You know, three years ago, when you blog something quirky and you don't think twice (because you are just such a funny little unit) and that something you blog about is free hamsters (because your hamsters have just had a second round of babies, having eaten the first dozen babies), and you title your post Free Hamsters (because, again, you are SOOO freakin funny) and then, because you are a blogger of some renown, Google makes sure your free hamsters post comes up on the FIRST PAGE of google search results for the term Free Hamsters, and that the image of your free hamster babies (who are now long since gone, as Google's memory long outlives a hamster's puny 2-3 year lifespan) will remain forever in the number one spot for Google image results, that you ask yourself: Why the hell did I do that?

Because I am not kidding you: I get a phone call and a couple of emails each week asking for free baby hamsters -- or even baby hamsters that cost money -- because of these posts.

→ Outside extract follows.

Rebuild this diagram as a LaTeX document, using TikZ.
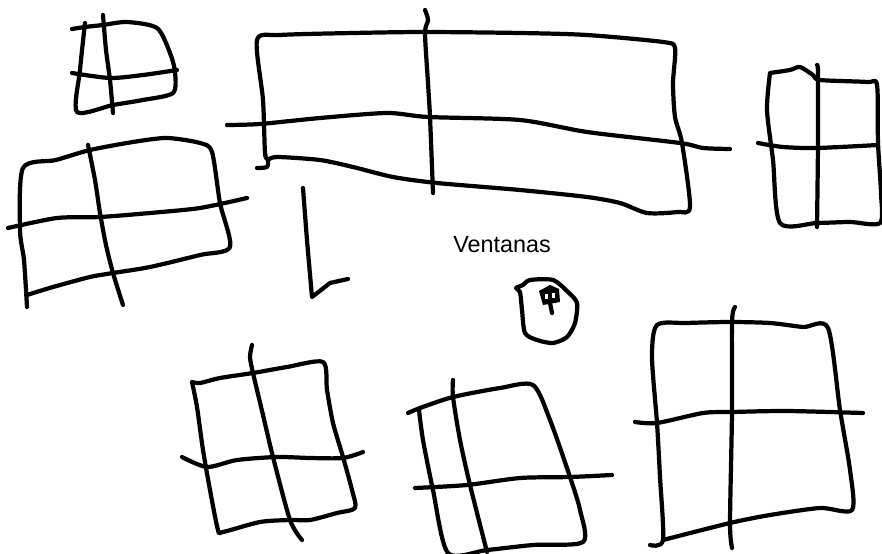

No I am not kidding you. A near seven-year blogging legacy, and the most traction I've gotten on any one post -- even surpassing the kathy sierra death deal -- is my baby hamster post.

What does that tell you about the Internets? George says maybe we should be in the hamster business. I think it's smarter than being in the Web 2.0 Business.

But as of today, right now, this moment in this house: WE DON'T HAVE ANY BABY HAMSTERS!!!!